**Requirements**
Copy everything from the line with "Convert this chart to Plotly code." down to the line with "80, 90, 100]", inclusive of both, exactly as written; leave out all pictures.
/---
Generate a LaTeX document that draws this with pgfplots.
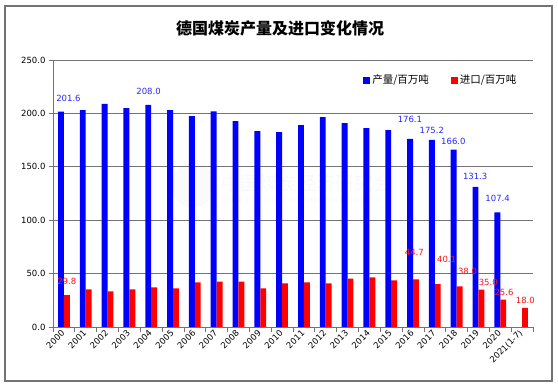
\documentclass[border=0pt]{standalone}
\usepackage{fontspec}
\setmainfont{DejaVu Sans}
\newfontfamily\cjk{Noto Sans CJK SC}
\usepackage{pgfplots}
\pgfplotsset{compat=1.18}
\definecolor{labblue}{RGB}{40,40,255}
\definecolor{labred}{RGB}{255,20,20}
\newcommand{\lab}{\fontsize{8.5bp}{10bp}\selectfont}
\begin{document}
\begin{tikzpicture}
\useasboundingbox[fill=white] (0,0) rectangle (558bp,387bp);
\draw[draw=gray!90!black, line width=1.2bp] (5bp,6bp) rectangle (552bp,381bp);
\node[font=\cjk\fontsize{16bp}{18bp}\selectfont\bfseries] at (280bp,358.5bp) {德国煤炭产量及进口变化情况};
% faint watermark
\fill[black!2] (193bp,202bp) circle (22bp);
\node[text=black!2.5, font=\cjk\fontsize{19bp}{20bp}\selectfont, anchor=west] at (218bp,204bp) {中国煤炭经济研究会};
\node[text=black!2.5, font=\fontsize{7.5bp}{8bp}\selectfont, anchor=west] at (218bp,187bp) {China Coal Economic Research Association};
\begin{axis}[
  at={(53bp,60bp)}, anchor=south west,
  scale only axis, width=480bp, height=267bp,
  xmin=-0.5, xmax=21.5, ymin=0, ymax=250,
  ybar, bar width=0.27,
  ytick={0,50,...,250},
  ymajorgrids, grid style={draw=gray!90!black, line width=0.8bp},
  axis x line*=bottom, axis y line*=left,
  axis line style={-, draw=gray!90!black, line width=0.8bp},
  tick align=outside, major tick length=4bp, minor tick length=5bp,
  major y tick style={draw=gray!90!black, line width=0.8bp},
  major x tick style={draw=none},
  minor x tick style={draw=gray!90!black, line width=0.8bp},
  xtick={0,...,21},
  minor xtick={-0.5,0.5,...,21.5},
  xticklabels={2000,2001,2002,2003,2004,2005,2006,2007,2008,2009,2010,2011,2012,2013,2014,2015,2016,2017,2018,2019,2020,2021(1-7)},
  xticklabel style={rotate=45, anchor=east, font=\lab, inner sep=1bp},
  yticklabel style={font=\lab, /pgf/number format/.cd, fixed, fixed zerofill, precision=1},
  /pgf/number format/assume math mode=true,
  legend image code/.code={\fill[#1] (0bp,-3.5bp) rectangle (7bp,3.5bp);},
  legend style={at={(0.646,0.925)}, anchor=west, draw=none, fill=none, inner sep=0pt,
    font=\cjk\fontsize{10.5bp}{12bp}\selectfont,
    /tikz/every even column/.append style={column sep=20bp}},
  legend columns=2,
  legend cell align=left,
]
\addplot[fill=blue, draw=none, bar shift=-0.135] coordinates {
(0,201.6) (1,203.0) (2,209.0) (3,205.0) (4,208.0) (5,203.0) (6,197.5) (7,202.0)
(8,192.8) (9,183.5) (10,182.4) (11,189.0) (12,196.5) (13,190.9) (14,186.3) (15,184.4)
(16,176.1) (17,175.2) (18,166.0) (19,131.3) (20,107.4)};
\addlegendentry{产量/百万吨}
\addplot[fill=red, draw=none, bar shift=0.135] coordinates {
(0,29.8) (1,35.2) (2,33.3) (3,35.2) (4,37.0) (5,36.1) (6,41.7) (7,42.6)
(8,42.6) (9,36.1) (10,40.8) (11,41.7) (12,40.8) (13,45.4) (14,46.4) (15,43.6)
(16,44.7) (17,40.1) (18,38.0) (19,35.0) (20,25.6) (21,18.0)};
\addlegendentry{进口/百万吨}
\node[text=labblue, font=\lab] at (axis cs:0.21,214.2) {201.6};
\node[text=labblue, font=\lab] at (axis cs:3.88,221) {208.0};
\node[text=labblue, font=\lab] at (axis cs:15.86,194.7) {176.1};
\node[text=labblue, font=\lab] at (axis cs:16.86,183.7) {175.2};
\node[text=labblue, font=\lab] at (axis cs:17.85,174.0) {166.0};
\node[text=labblue, font=\lab] at (axis cs:18.85,140.6) {131.3};
\node[text=labblue, font=\lab] at (axis cs:19.88,120.3) {107.4};
\node[text=labred, font=\lab] at (axis cs:0.13,42.3) {29.8};
\node[text=labred, font=\lab] at (axis cs:16.06,69.4) {44.7};
\node[text=labred, font=\lab] at (axis cs:17.54,63.2) {40.1};
\node[text=labred, font=\lab] at (axis cs:18.5,52.5) {38.0};
\node[text=labred, font=\lab] at (axis cs:19.45,41.6) {35.0};
\node[text=labred, font=\lab] at (axis cs:20.17,32.2) {25.6};
\node[text=labred, font=\lab] at (axis cs:21.15,24.7) {18.0};
\end{axis}
\end{tikzpicture}
\end{document}
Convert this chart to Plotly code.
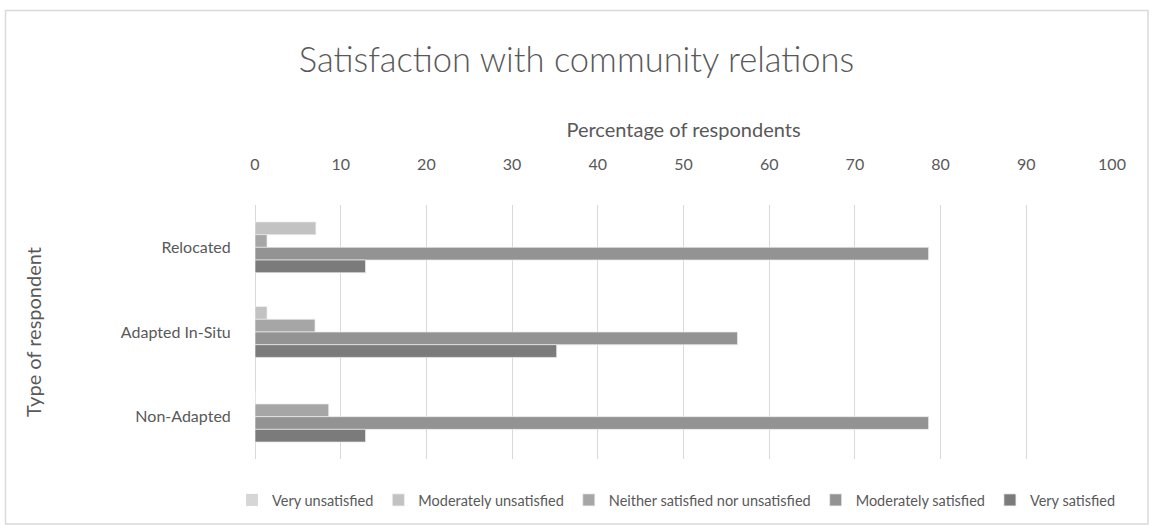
import plotly.graph_objects as go

categories = ["Relocated", "Adapted In-Situ", "Non-Adapted"]
series_names = ["Very unsatisfied", "Moderately unsatisfied",
                "Neither satisfied nor unsatisfied", "Moderately satisfied", "Very satisfied"]
very_unsatisfied = [0, 0, 0]
moderately_unsatisfied = [7.1, 1.4, 0]
neither = [1.4, 7.0, 8.6]
moderately_satisfied = [78.6, 56.3, 78.6]
very_satisfied = [12.9, 35.2, 12.9]
x_ticks = [0, 10, 20, 30, 40, 50, 60, 70, 80, 90, 100]

colors = ["#d6d6d6", "#c2c2c2", "#a6a6a6", "#939393", "#7b7b7b"]
offset_groups = ["g1", "g1", "g2", "g3", "g4"]
values = [very_unsatisfied, moderately_unsatisfied, neither, moderately_satisfied, very_satisfied]

FONT = "Lato"
TXT = "#595959"

fig = go.Figure()
for i, (name, vals, col, og) in enumerate(zip(series_names, values, colors, offset_groups)):
    fig.add_trace(go.Bar(
        y=categories, x=vals, name=name, orientation="h",
        offsetgroup=og,
        marker=dict(color=col, line=dict(color="rgba(235,235,235,0.9)", width=0 if i == 0 else 0.8)),
    ))

# plot area in pixels
L, R, T, B = 255, 1112, 205, 459
W, H = 1153, 531

def px_x(p):
    return (p - L) / (R - L)

def px_y(p):
    return (B - p) / (B - T)

fig.update_layout(
    width=W, height=H,
    margin=dict(l=L, r=W - R, t=T, b=H - B, autoexpand=False),
    paper_bgcolor="white", plot_bgcolor="white",
    barmode="group", bargap=0.4, bargroupgap=0,
    font=dict(family=FONT, color=TXT, size=15),
    title=dict(text="Satisfaction with community relations", x=0.5, xanchor="center",
               xref="container", y=1 - 60 / H, yref="container", yanchor="middle",
               font=dict(family=FONT, size=34.5, color=TXT, weight=300)),
    xaxis=dict(side="top", range=[0, 100], tickvals=x_ticks, ticktext=[str(v) for v in x_ticks],
               showgrid=True, gridcolor="#d9d9d9", gridwidth=1,
               zeroline=True, zerolinecolor="#d9d9d9", zerolinewidth=1,
               showline=False, ticks="outside", ticklen=28, tickcolor="rgba(0,0,0,0)",
               tickfont=dict(size=16, color=TXT),
               title=dict(text="Percentage of respondents", font=dict(size=20, color=TXT), standoff=10)),
    yaxis=dict(autorange="reversed", showgrid=False, zeroline=False, showline=False,
               ticks="outside", ticklen=20, tickcolor="rgba(0,0,0,0)",
               tickfont=dict(size=16, color=TXT),
               title=dict(text="Type of respondent", font=dict(size=20, color=TXT), standoff=73)),
    legend=dict(orientation="h", x=px_x(232), xanchor="left",
                y=px_y(500), yanchor="middle", bgcolor="rgba(0,0,0,0)",
                font=dict(size=14.5, color=TXT), itemwidth=30, traceorder="normal"),
    showlegend=True,
)

fig.add_shape(type="rect", xref="paper", yref="paper",
              x0=px_x(5.5), x1=px_x(1148), y0=px_y(524), y1=px_y(10.5),
              line=dict(color="#d9d9d9", width=1.5), fillcolor="rgba(0,0,0,0)", layer="below")

fig.write_html("out.html")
\---
**Response to this exercise**
Convert this chart to Plotly code.
import plotly.graph_objects as go

categories = ["Relocated", "Adapted In-Situ", "Non-Adapted"]
series_names = ["Very unsatisfied", "Moderately unsatisfied",
                "Neither satisfied nor unsatisfied", "Moderately satisfied", "Very satisfied"]
very_unsatisfied = [0, 0, 0]
moderately_unsatisfied = [7.1, 1.4, 0]
neither = [1.4, 7.0, 8.6]
moderately_satisfied = [78.6, 56.3, 78.6]
very_satisfied = [12.9, 35.2, 12.9]
x_ticks = [0, 10, 20, 30, 40, 50, 60, 70, 80, 90, 100]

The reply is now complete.